Records excerpted from a collection
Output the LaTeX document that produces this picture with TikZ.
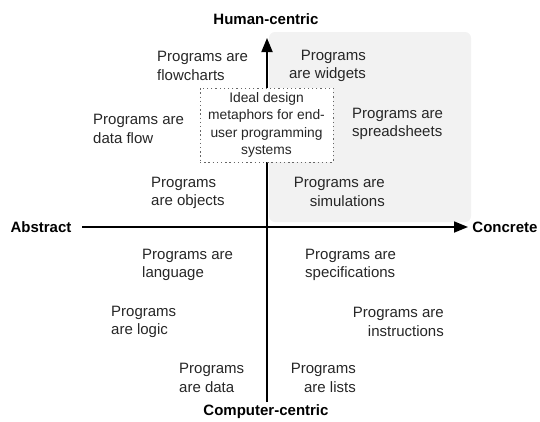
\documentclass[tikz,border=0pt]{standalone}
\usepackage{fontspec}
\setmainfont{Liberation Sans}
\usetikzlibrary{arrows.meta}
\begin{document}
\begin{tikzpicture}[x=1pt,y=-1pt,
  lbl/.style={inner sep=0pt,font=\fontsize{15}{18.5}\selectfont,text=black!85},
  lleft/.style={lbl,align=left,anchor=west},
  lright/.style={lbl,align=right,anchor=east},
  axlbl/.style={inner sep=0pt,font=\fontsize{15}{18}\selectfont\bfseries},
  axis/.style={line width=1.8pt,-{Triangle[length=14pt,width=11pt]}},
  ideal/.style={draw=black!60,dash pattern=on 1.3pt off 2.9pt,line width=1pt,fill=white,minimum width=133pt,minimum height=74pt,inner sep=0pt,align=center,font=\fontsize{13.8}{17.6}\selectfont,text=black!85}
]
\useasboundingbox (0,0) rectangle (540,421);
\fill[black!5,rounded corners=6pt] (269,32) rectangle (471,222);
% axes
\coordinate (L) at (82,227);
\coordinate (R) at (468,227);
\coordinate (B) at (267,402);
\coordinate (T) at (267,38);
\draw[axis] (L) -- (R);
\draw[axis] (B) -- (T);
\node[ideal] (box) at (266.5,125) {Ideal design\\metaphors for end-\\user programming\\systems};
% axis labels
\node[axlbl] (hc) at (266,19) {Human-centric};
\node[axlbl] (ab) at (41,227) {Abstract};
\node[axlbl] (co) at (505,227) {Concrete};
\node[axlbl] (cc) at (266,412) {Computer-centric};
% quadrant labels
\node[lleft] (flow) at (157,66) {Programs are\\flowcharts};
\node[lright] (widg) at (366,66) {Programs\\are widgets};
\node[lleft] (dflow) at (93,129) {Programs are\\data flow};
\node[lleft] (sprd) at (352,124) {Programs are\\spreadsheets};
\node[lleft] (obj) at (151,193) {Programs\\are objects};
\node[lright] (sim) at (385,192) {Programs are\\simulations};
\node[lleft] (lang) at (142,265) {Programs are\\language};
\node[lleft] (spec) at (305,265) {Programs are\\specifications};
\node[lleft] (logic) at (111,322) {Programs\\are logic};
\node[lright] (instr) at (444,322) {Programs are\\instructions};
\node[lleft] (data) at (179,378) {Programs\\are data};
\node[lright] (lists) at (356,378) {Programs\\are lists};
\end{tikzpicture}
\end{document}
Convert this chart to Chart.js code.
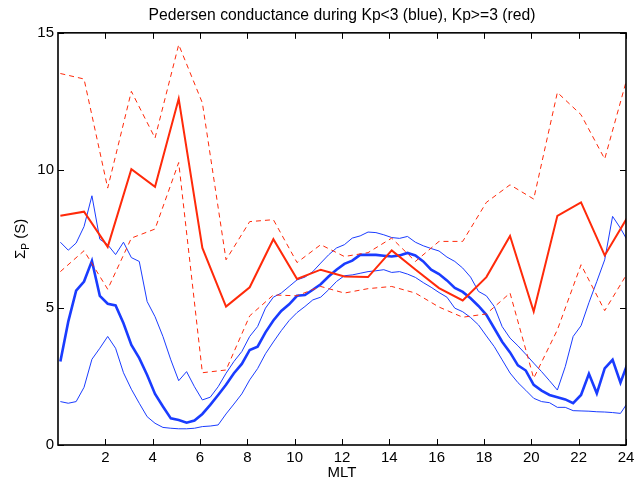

> [WRITTEN PROBLEM]: All the material shown above is to be copied exactly, with no pictures carried over.

> [SOLUTION]:
Output the LaTeX document that produces this picture with TikZ.
\documentclass[tikz,border=0pt]{standalone}
\usepackage{fontspec}
\setmainfont{Liberation Sans}
\usetikzlibrary{arrows.meta}
\begin{document}
\begin{tikzpicture}[x=1pt,y=-1pt,
  lbl/.style={inner sep=0pt,font=\fontsize{15}{18.5}\selectfont,text=black!85},
  lleft/.style={lbl,align=left,anchor=west},
  lright/.style={lbl,align=right,anchor=east},
  axlbl/.style={inner sep=0pt,font=\fontsize{15}{18}\selectfont\bfseries},
  axis/.style={line width=1.8pt,-{Triangle[length=14pt,width=11pt]}},
  ideal/.style={draw=black!60,dash pattern=on 1.3pt off 2.9pt,line width=1pt,fill=white,minimum width=133pt,minimum height=74pt,inner sep=0pt,align=center,font=\fontsize{13.8}{17.6}\selectfont,text=black!85}
]
\useasboundingbox (0,0) rectangle (540,421);
\fill[black!5,rounded corners=6pt] (269,32) rectangle (471,222);
% axes
\coordinate (L) at (82,227);
\coordinate (R) at (468,227);
\coordinate (B) at (267,402);
\coordinate (T) at (267,38);
\draw[axis] (L) -- (R);
\draw[axis] (B) -- (T);
\node[ideal] (box) at (266.5,125) {Ideal design\\metaphors for end-\\user programming\\systems};
% axis labels
\node[axlbl] (hc) at (266,19) {Human-centric};
\node[axlbl] (ab) at (41,227) {Abstract};
\node[axlbl] (co) at (505,227) {Concrete};
\node[axlbl] (cc) at (266,412) {Computer-centric};
% quadrant labels
\node[lleft] (flow) at (157,66) {Programs are\\flowcharts};
\node[lright] (widg) at (366,66) {Programs\\are widgets};
\node[lleft] (dflow) at (93,129) {Programs are\\data flow};
\node[lleft] (sprd) at (352,124) {Programs are\\spreadsheets};
\node[lleft] (obj) at (151,193) {Programs\\are objects};
\node[lright] (sim) at (385,192) {Programs are\\simulations};
\node[lleft] (lang) at (142,265) {Programs are\\language};
\node[lleft] (spec) at (305,265) {Programs are\\specifications};
\node[lleft] (logic) at (111,322) {Programs\\are logic};
\node[lright] (instr) at (444,322) {Programs are\\instructions};
\node[lleft] (data) at (179,378) {Programs\\are data};
\node[lright] (lists) at (356,378) {Programs\\are lists};
\end{tikzpicture}
\end{document}
Convert this chart to Chart.js code.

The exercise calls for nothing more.